### Given entries:
------------

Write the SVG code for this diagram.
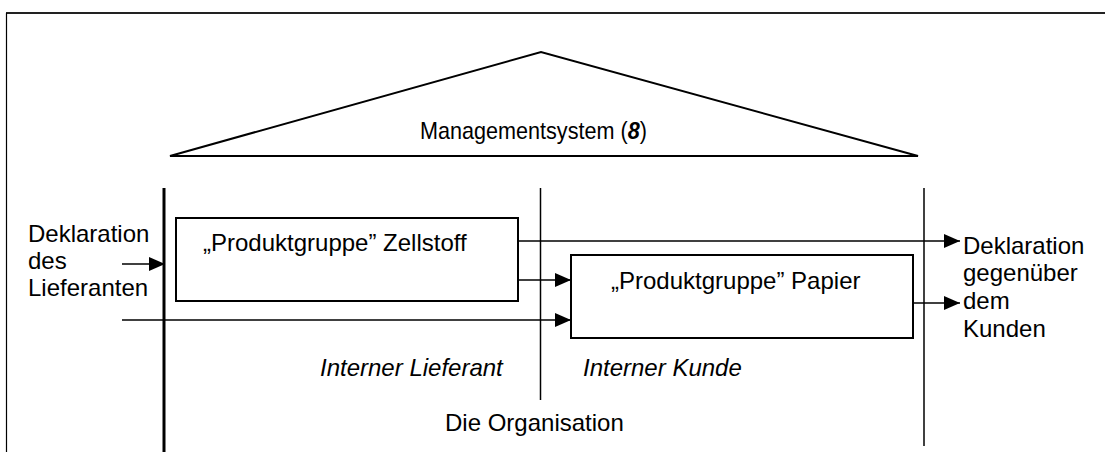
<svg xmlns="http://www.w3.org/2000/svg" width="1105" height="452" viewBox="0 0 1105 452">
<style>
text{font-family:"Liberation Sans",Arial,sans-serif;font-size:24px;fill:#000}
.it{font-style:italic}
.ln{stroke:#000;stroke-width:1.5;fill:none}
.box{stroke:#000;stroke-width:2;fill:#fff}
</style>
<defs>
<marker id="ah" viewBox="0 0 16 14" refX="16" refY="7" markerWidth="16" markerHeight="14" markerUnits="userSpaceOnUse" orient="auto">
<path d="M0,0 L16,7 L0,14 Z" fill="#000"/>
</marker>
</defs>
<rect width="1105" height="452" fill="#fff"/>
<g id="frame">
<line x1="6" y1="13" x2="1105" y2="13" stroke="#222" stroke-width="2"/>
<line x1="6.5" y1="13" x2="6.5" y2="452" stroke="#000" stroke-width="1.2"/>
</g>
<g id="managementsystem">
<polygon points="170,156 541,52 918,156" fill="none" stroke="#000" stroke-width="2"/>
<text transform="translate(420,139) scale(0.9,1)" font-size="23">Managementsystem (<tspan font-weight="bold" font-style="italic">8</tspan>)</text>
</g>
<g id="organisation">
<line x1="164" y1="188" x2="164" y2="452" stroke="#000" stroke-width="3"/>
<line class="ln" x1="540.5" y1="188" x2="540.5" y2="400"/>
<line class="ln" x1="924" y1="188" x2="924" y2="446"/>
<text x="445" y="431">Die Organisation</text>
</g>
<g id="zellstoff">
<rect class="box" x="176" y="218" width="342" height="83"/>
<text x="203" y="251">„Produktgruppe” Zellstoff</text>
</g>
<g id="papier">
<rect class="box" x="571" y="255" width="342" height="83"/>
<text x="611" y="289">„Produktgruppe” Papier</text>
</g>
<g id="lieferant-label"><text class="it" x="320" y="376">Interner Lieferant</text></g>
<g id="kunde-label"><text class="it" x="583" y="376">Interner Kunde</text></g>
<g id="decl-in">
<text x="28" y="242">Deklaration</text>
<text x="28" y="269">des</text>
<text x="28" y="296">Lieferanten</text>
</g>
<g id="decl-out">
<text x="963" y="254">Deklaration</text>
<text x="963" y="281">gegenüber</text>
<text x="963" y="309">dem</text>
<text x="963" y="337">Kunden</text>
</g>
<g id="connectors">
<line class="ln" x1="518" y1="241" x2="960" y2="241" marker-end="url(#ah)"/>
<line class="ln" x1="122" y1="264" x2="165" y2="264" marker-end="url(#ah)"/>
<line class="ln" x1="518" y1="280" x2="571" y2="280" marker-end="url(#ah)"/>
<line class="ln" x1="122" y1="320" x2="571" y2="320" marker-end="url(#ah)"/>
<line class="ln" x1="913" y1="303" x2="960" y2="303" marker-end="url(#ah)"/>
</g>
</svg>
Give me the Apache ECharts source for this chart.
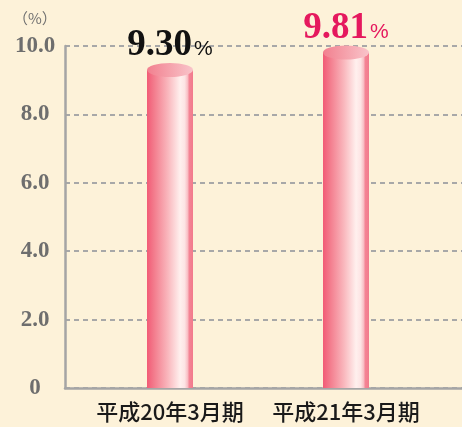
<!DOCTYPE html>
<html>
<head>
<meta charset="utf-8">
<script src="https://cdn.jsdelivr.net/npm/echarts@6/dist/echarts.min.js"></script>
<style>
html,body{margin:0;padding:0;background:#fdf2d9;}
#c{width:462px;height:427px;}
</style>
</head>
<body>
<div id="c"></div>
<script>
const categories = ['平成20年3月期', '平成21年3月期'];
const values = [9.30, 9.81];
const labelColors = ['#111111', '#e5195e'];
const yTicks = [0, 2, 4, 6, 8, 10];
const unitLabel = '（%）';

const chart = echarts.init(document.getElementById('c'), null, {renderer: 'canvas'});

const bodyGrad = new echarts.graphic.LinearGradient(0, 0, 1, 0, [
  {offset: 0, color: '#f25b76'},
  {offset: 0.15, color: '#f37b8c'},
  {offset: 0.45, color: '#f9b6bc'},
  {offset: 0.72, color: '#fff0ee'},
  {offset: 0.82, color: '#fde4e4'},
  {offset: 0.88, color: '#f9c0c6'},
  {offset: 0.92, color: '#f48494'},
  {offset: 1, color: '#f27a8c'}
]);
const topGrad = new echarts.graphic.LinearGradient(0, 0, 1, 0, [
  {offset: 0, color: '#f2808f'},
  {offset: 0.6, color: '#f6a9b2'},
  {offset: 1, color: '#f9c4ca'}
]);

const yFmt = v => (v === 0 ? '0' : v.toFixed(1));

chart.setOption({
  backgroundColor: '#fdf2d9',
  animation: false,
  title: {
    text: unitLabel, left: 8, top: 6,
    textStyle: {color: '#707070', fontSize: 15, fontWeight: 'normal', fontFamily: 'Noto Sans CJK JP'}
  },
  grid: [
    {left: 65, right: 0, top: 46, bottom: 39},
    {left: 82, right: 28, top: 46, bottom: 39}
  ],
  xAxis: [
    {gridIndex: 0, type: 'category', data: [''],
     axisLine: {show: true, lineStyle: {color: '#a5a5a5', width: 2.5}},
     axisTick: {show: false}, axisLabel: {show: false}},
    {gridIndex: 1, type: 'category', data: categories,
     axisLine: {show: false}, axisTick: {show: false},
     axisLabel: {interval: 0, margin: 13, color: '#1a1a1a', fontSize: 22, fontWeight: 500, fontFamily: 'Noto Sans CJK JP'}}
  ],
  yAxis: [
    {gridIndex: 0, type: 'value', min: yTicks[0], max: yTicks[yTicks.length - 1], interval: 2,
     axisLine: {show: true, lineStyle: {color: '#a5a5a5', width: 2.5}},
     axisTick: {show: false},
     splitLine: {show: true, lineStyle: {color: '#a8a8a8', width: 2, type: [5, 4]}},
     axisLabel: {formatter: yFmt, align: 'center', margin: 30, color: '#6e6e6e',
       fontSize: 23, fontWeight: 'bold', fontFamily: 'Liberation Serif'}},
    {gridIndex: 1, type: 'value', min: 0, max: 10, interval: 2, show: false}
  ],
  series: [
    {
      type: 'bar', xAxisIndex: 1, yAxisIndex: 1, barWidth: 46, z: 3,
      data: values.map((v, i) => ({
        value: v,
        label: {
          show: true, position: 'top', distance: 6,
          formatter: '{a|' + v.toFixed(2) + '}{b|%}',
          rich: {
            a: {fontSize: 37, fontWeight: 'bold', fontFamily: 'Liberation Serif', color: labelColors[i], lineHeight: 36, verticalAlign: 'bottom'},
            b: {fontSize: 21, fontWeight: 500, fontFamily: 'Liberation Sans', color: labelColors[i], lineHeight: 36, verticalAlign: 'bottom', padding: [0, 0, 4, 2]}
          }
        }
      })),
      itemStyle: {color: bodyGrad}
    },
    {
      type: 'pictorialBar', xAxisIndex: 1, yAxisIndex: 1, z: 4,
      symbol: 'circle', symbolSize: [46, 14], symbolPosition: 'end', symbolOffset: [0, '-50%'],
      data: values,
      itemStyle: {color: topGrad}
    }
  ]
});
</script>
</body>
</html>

------------

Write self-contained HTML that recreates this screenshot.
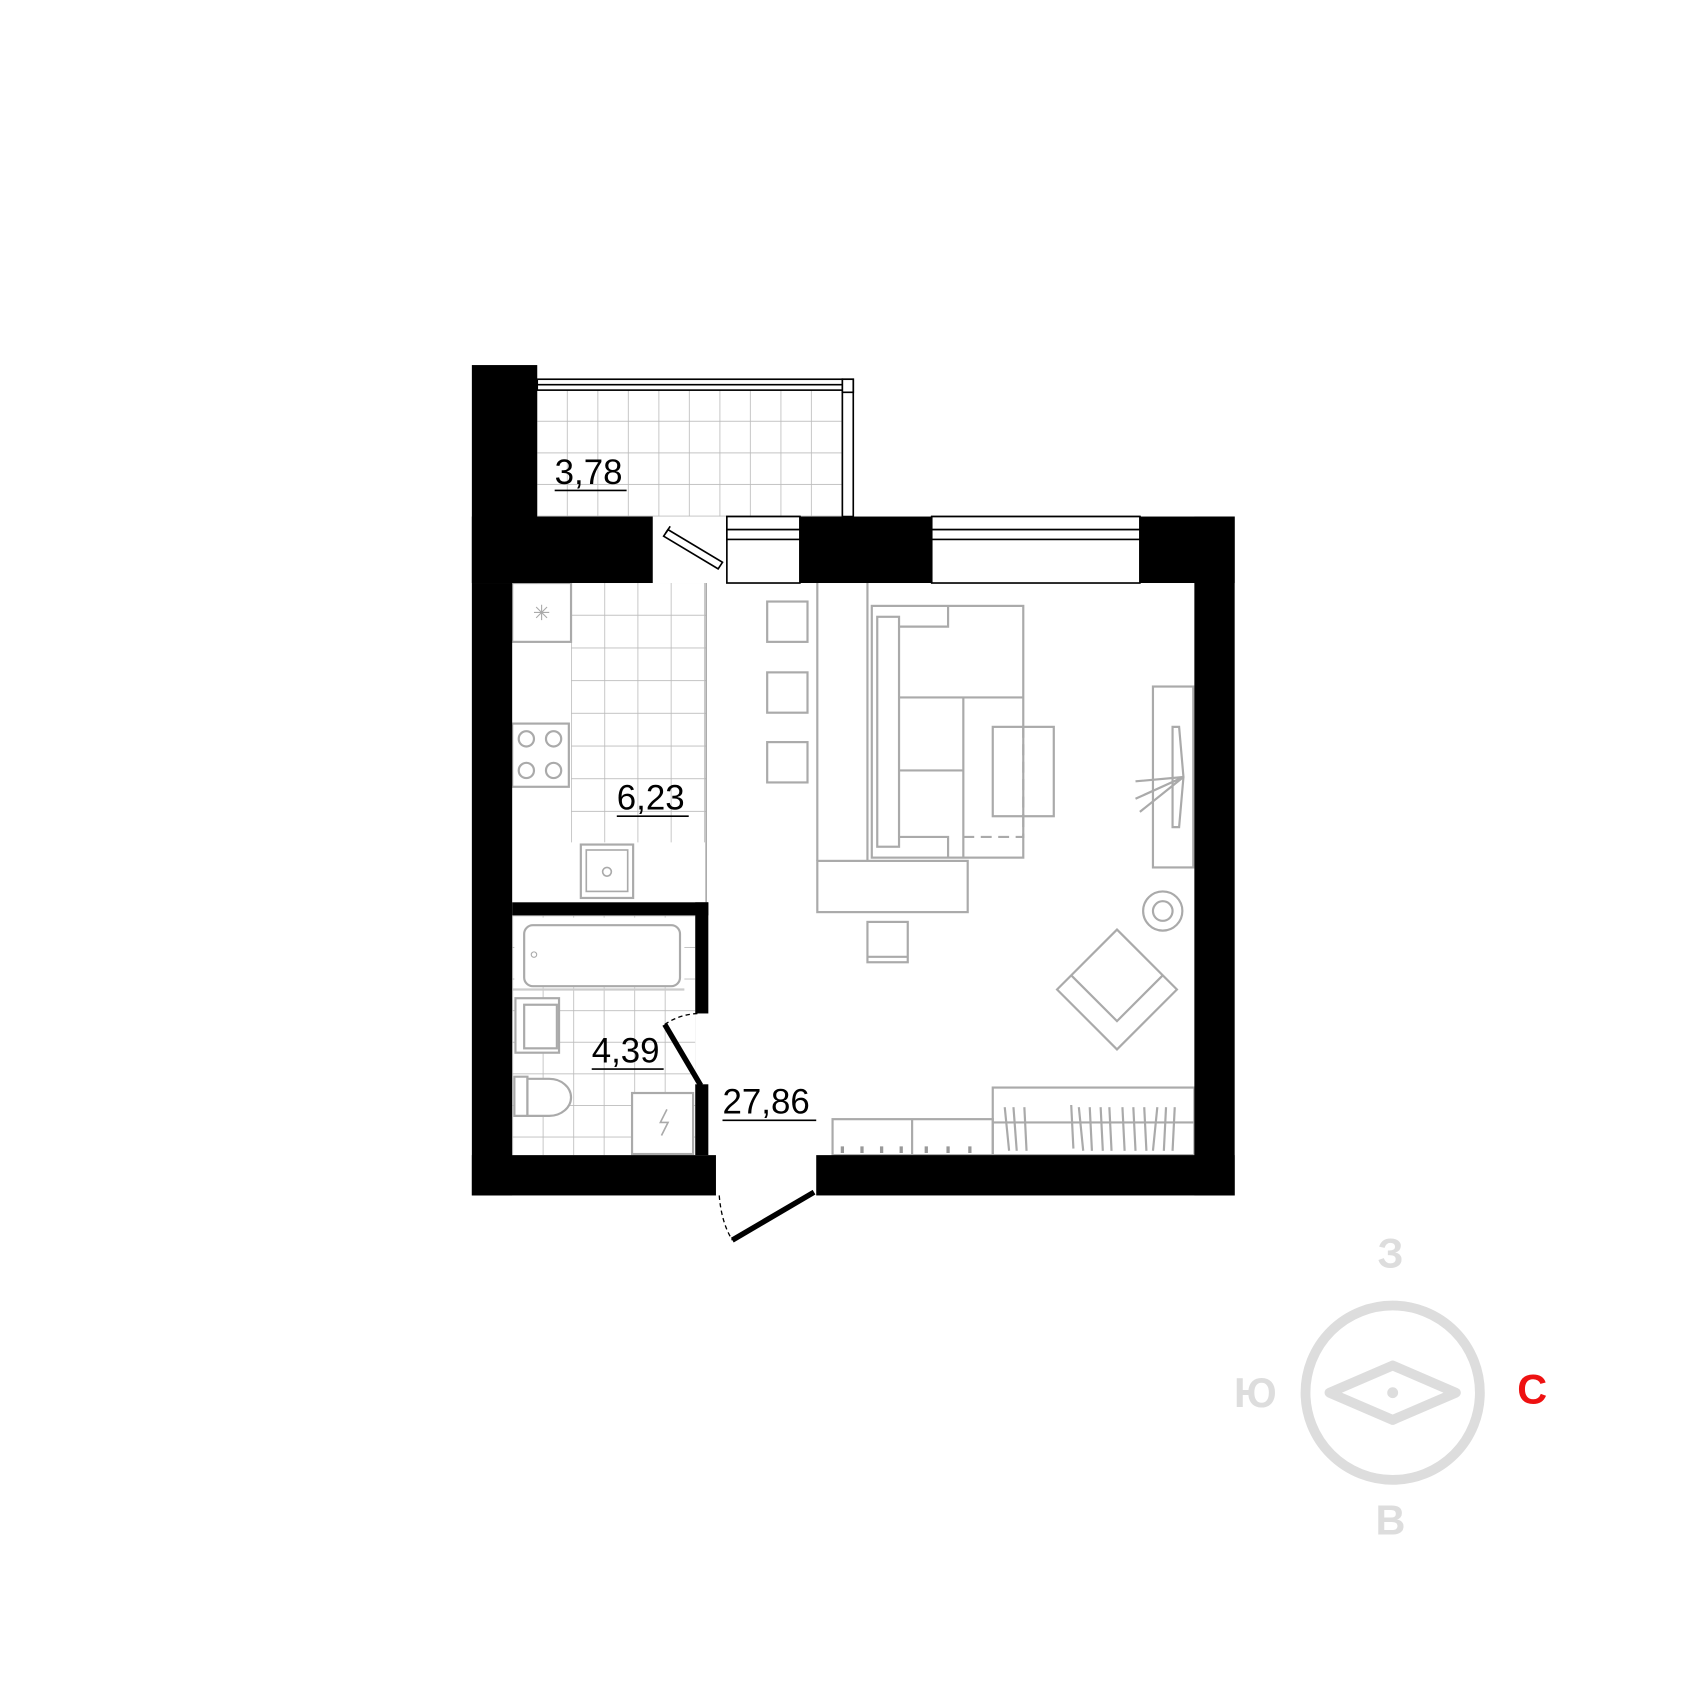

------------

### Problem description:
Only the lines from the one with "Give me the" through the one with "const yFmt = v" belong in your copy; retype them exactly and drop any pictures.

### Exercise result:
Give me the Apache ECharts source for this chart.
<!DOCTYPE html>
<html>
<head>
<meta charset="utf-8">
<script src="https://cdn.jsdelivr.net/npm/echarts@6/dist/echarts.min.js"></script>
<style>
html,body{margin:0;padding:0;background:#fdf2d9;}
#c{width:462px;height:427px;}
</style>
</head>
<body>
<div id="c"></div>
<script>
const categories = ['平成20年3月期', '平成21年3月期'];
const values = [9.30, 9.81];
const labelColors = ['#111111', '#e5195e'];
const yTicks = [0, 2, 4, 6, 8, 10];
const unitLabel = '（%）';

const chart = echarts.init(document.getElementById('c'), null, {renderer: 'canvas'});

const bodyGrad = new echarts.graphic.LinearGradient(0, 0, 1, 0, [
  {offset: 0, color: '#f25b76'},
  {offset: 0.15, color: '#f37b8c'},
  {offset: 0.45, color: '#f9b6bc'},
  {offset: 0.72, color: '#fff0ee'},
  {offset: 0.82, color: '#fde4e4'},
  {offset: 0.88, color: '#f9c0c6'},
  {offset: 0.92, color: '#f48494'},
  {offset: 1, color: '#f27a8c'}
]);
const topGrad = new echarts.graphic.LinearGradient(0, 0, 1, 0, [
  {offset: 0, color: '#f2808f'},
  {offset: 0.6, color: '#f6a9b2'},
  {offset: 1, color: '#f9c4ca'}
]);

const yFmt = v => (v === 0 ? '0' : v.toFixed(1));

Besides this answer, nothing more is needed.